- **SHORT TASK**
Copy out the listing in full, exactly as written, but not its pictures.

- **SOURCE MATERIAL**
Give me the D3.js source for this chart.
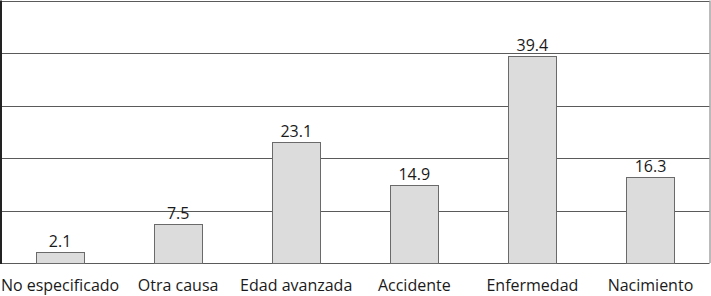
<!DOCTYPE html>
<html>
<head>
<meta charset="utf-8">
<script src="https://cdn.jsdelivr.net/npm/d3@7"></script>
<style>
  body { margin: 0; background: #fff; }
  text { font-family: "Open Sans", sans-serif; fill: #1a1a1a; }
</style>
</head>
<body>
<script>
// Chart data
const categories = ["No especificado", "Otra causa", "Edad avanzada", "Accidente", "Enfermedad", "Nacimiento"];
const values = [2.1, 7.5, 23.1, 14.9, 39.4, 16.3];
const gridTicks = [0, 10, 20, 30, 40, 50];

const width = 711, height = 296;
const margin = {top: 0.5, right: 1.5, bottom: 33, left: 1};

const svg = d3.select("body").append("svg")
    .attr("width", width)
    .attr("height", height);

const x = d3.scaleBand()
    .domain(categories)
    .range([margin.left, width - margin.right])
    .paddingInner(0.59)
    .paddingOuter(0.295);

const y = d3.scaleLinear()
    .domain([0, 50])
    .range([height - margin.bottom, margin.top]);

// horizontal grid lines
svg.append("g")
    .selectAll("line")
    .data(gridTicks)
    .join("line")
    .attr("x1", margin.left)
    .attr("x2", width - margin.right)
    .attr("y1", d => Math.round(y(d)) + 0.5)
    .attr("y2", d => Math.round(y(d)) + 0.5)
    .attr("stroke", "#5a5a5a")
    .attr("stroke-width", 1);

// right border
svg.append("line")
    .attr("x1", width - margin.right + 0.5)
    .attr("x2", width - margin.right + 0.5)
    .attr("y1", y(50))
    .attr("y2", y(0))
    .attr("stroke", "#777")
    .attr("stroke-width", 1);

// left axis
svg.append("line")
    .attr("x1", margin.left)
    .attr("x2", margin.left)
    .attr("y1", y(50))
    .attr("y2", y(0) + 1)
    .attr("stroke", "#222")
    .attr("stroke-width", 2);

// bars
svg.append("g")
    .selectAll("rect")
    .data(values)
    .join("rect")
    .attr("x", (d, i) => Math.round(x(categories[i])) + 0.5)
    .attr("y", d => Math.round(y(d)) + 0.5)
    .attr("width", Math.round(x.bandwidth()))
    .attr("height", d => Math.round(y(0)) - Math.round(y(d)))
    .attr("fill", "#dcdcdd")
    .attr("stroke", "#6a6a6a")
    .attr("stroke-width", 1);

// value labels
svg.append("g")
    .selectAll("text")
    .data(values)
    .join("text")
    .attr("x", (d, i) => x(categories[i]) + x.bandwidth() / 2)
    .attr("y", d => y(d) - 5)
    .attr("text-anchor", "middle")
    .style("font-size", "16px")
    .text(d => d.toFixed(1));

// category labels
svg.append("g")
    .selectAll("text")
    .data(categories)
    .join("text")
    .attr("x", d => x(d) + x.bandwidth() / 2)
    .attr("y", 291)
    .attr("text-anchor", "middle")
    .style("font-size", "16px")
    .text(d => d);
</script>
</body>
</html>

- **TASK SOLUTION**
Give me the D3.js source for this chart.
<!DOCTYPE html>
<html>
<head>
<meta charset="utf-8">
<script src="https://cdn.jsdelivr.net/npm/d3@7"></script>
<style>
  body { margin: 0; background: #fff; }
  text { font-family: "Open Sans", sans-serif; fill: #1a1a1a; }
</style>
</head>
<body>
<script>
// Chart data
const categories = ["No especificado", "Otra causa", "Edad avanzada", "Accidente", "Enfermedad", "Nacimiento"];
const values = [2.1, 7.5, 23.1, 14.9, 39.4, 16.3];
const gridTicks = [0, 10, 20, 30, 40, 50];

const width = 711, height = 296;
const margin = {top: 0.5, right: 1.5, bottom: 33, left: 1};

const svg = d3.select("body").append("svg")
    .attr("width", width)
    .attr("height", height);

const x = d3.scaleBand()
    .domain(categories)
    .range([margin.left, width - margin.right])
    .paddingInner(0.59)
    .paddingOuter(0.295);

const y = d3.scaleLinear()
    .domain([0, 50])
    .range([height - margin.bottom, margin.top]);

// horizontal grid lines
svg.append("g")
    .selectAll("line")
    .data(gridTicks)
    .join("line")
    .attr("x1", margin.left)
    .attr("x2", width - margin.right)
    .attr("y1", d => Math.round(y(d)) + 0.5)
    .attr("y2", d => Math.round(y(d)) + 0.5)
    .attr("stroke", "#5a5a5a")
    .attr("stroke-width", 1);

// right border
svg.append("line")
    .attr("x1", width - margin.right + 0.5)
    .attr("x2", width - margin.right + 0.5)
    .attr("y1", y(50))
    .attr("y2", y(0))
    .attr("stroke", "#777")
    .attr("stroke-width", 1);

// left axis
svg.append("line")
    .attr("x1", margin.left)
    .attr("x2", margin.left)
    .attr("y1", y(50))
    .attr("y2", y(0) + 1)
    .attr("stroke", "#222")
    .attr("stroke-width", 2);

// bars
svg.append("g")
    .selectAll("rect")
    .data(values)
    .join("rect")
    .attr("x", (d, i) => Math.round(x(categories[i])) + 0.5)
    .attr("y", d => Math.round(y(d)) + 0.5)
    .attr("width", Math.round(x.bandwidth()))
    .attr("height", d => Math.round(y(0)) - Math.round(y(d)))
    .attr("fill", "#dcdcdd")
    .attr("stroke", "#6a6a6a")
    .attr("stroke-width", 1);

// value labels
svg.append("g")
    .selectAll("text")
    .data(values)
    .join("text")
    .attr("x", (d, i) => x(categories[i]) + x.bandwidth() / 2)
    .attr("y", d => y(d) - 5)
    .attr("text-anchor", "middle")
    .style("font-size", "16px")
    .text(d => d.toFixed(1));

// category labels
svg.append("g")
    .selectAll("text")
    .data(categories)
    .join("text")
    .attr("x", d => x(d) + x.bandwidth() / 2)
    .attr("y", 291)
    .attr("text-anchor", "middle")
    .style("font-size", "16px")
    .text(d => d);
</script>
</body>
</html>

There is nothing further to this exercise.